A controversial LA Times column that was lambasted by LSU women’s basketball coach Kim Mulkey as “sexist” was updated online by the newspaper early Sunday morning because it “did not meet Times editorial standards.”
In a piece posted before LSU’s March Madness win over UCLA in the Sweet 16 on Saturday, author Ben Bolch wrote that the Lady Tigers were “dirty debutantes” and called them “villains,” while he referred to the Bruins as “milk and cookies” and called the matchup “good versus evil.”
Bolch’s piece shows it was updated at 12:55 a.m. ET, with an update notice inserted at 1:10 a.m, and all of those phrases were removed, though the headline still includes “villains.”
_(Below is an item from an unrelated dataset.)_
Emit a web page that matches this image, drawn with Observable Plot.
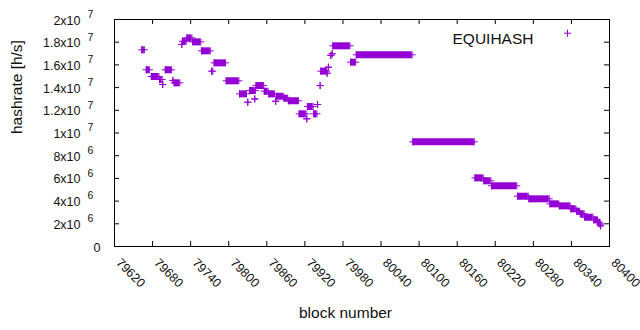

“The one thing I’m not going to let you do, I’m not going to let you attack young people, and there were some things in this commentary, guys, that you should be offended by as women. It was so sexist, and they don’t even know it,” Mulkey said Saturday.
“It was good versus evil in that game today. Evil? Called us dirty debutants? Take your phone out right now and Google dirty debutantes and tell me what it says. Dirty debutantes? Are you kidding me? I’m not going to let you talk about 18-to-21-year-old kids in that tone.
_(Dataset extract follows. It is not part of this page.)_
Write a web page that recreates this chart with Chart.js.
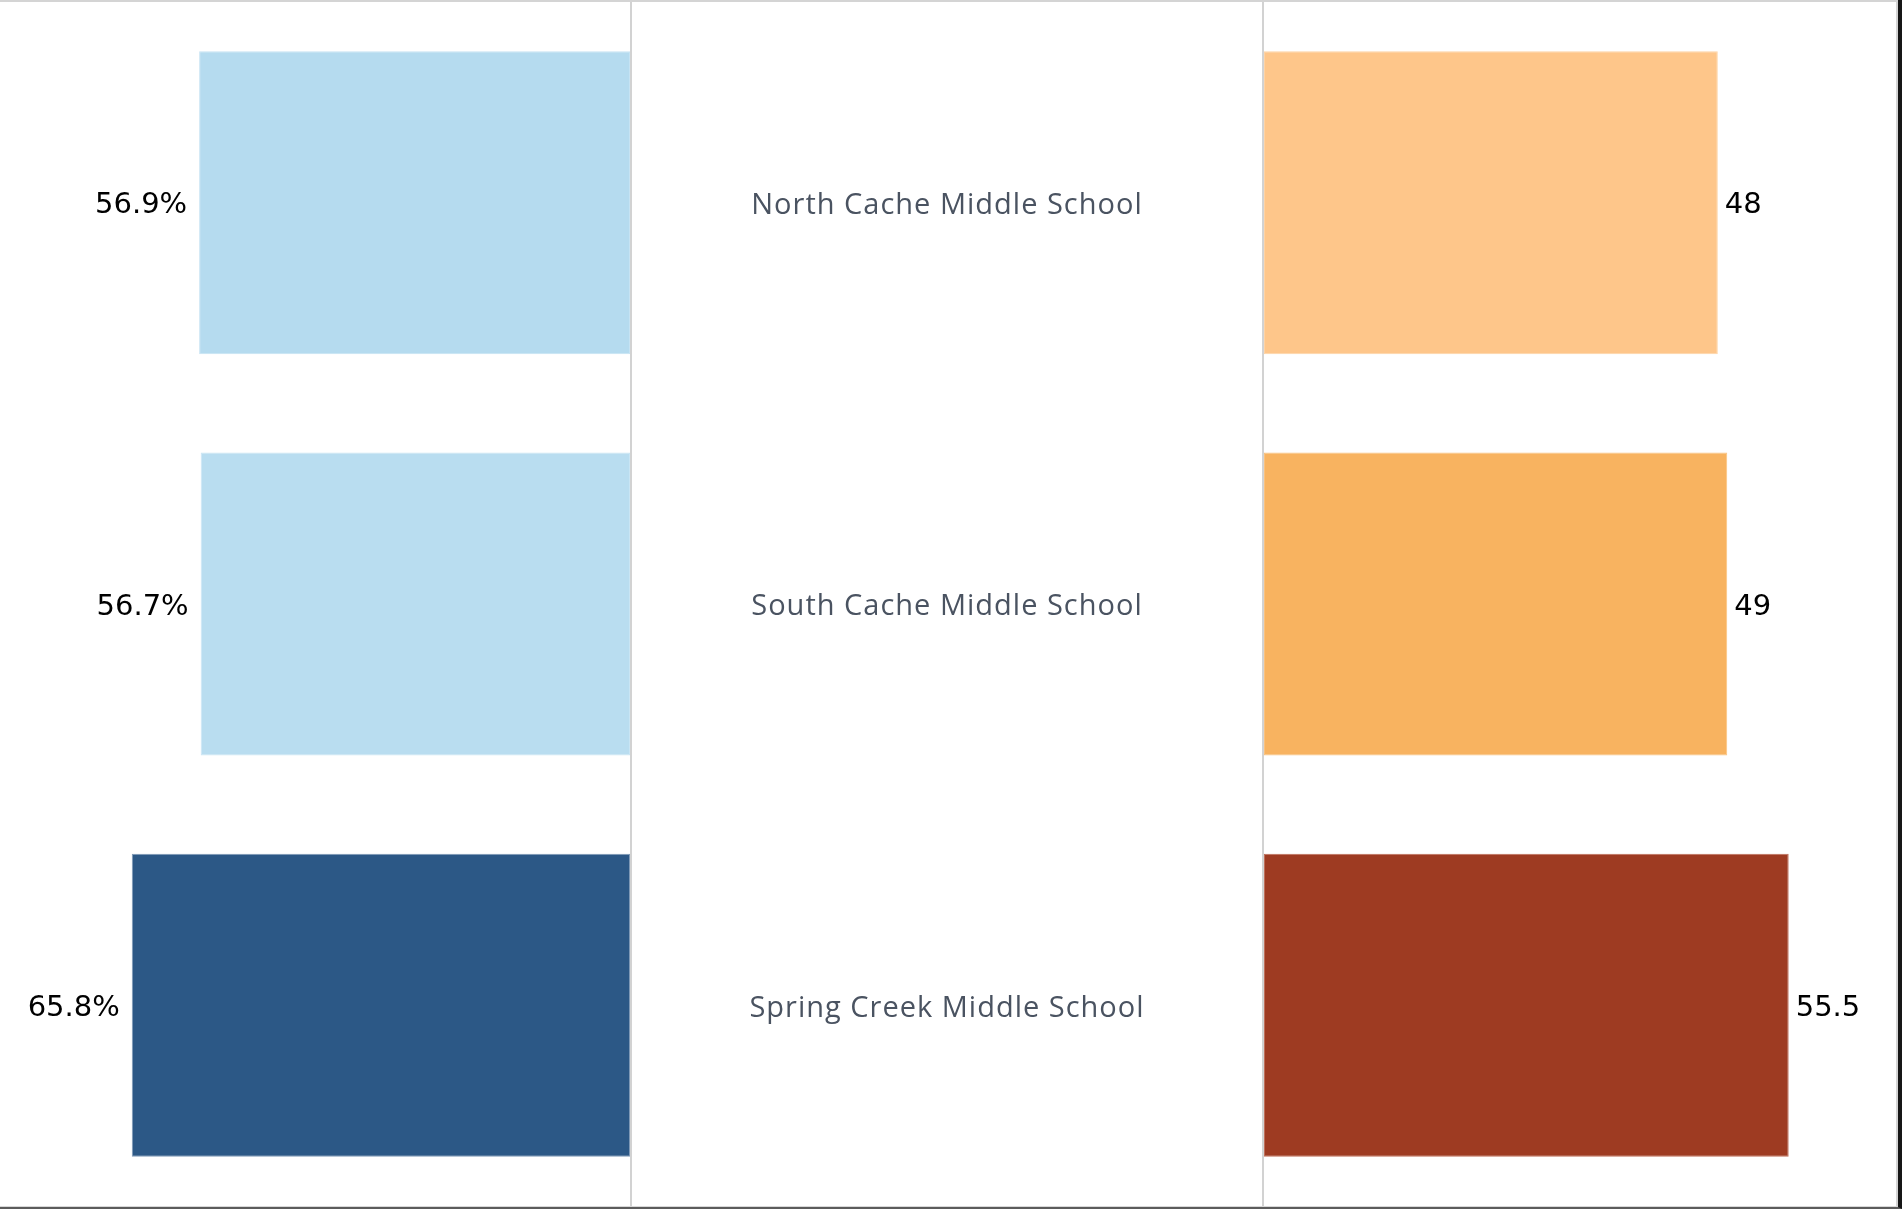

“It was even sexist for this reporter to say UCLA was milk and cookies.”
Mulkey said Sunday morning she was informed about the column being updated, adding that nobody from the paper reached out to her.
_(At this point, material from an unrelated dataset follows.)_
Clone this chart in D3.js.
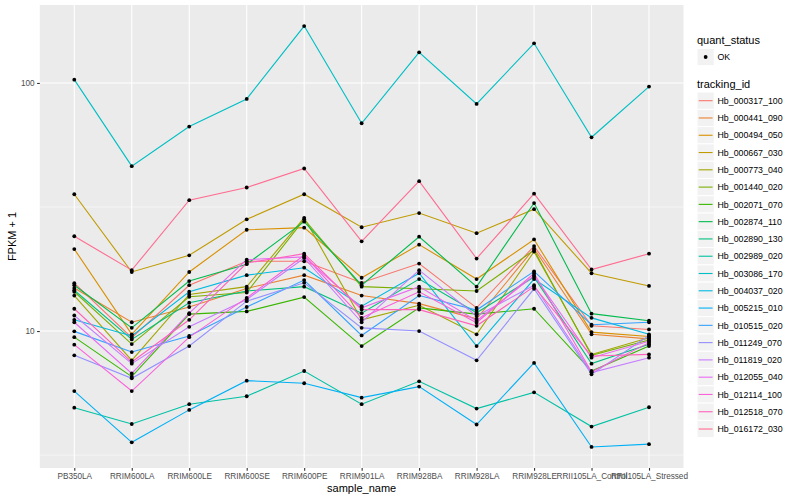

The LSU coach, who led the program to a national championship last year, had already been in a public feud with the Washington Post before the publishing of a profile about her, as she threatened to sue the newspaper if it published a “hit piece” about her.
The Washington Post published its piece on Saturday, a week after the threat, and the article dives into her past relationships with her family and players.
The story said Mulkey clashes with players “about their appearances and displays of their sexuality,” while her lawyers said in the piece that she did not treat gay players “more harshly or differently.”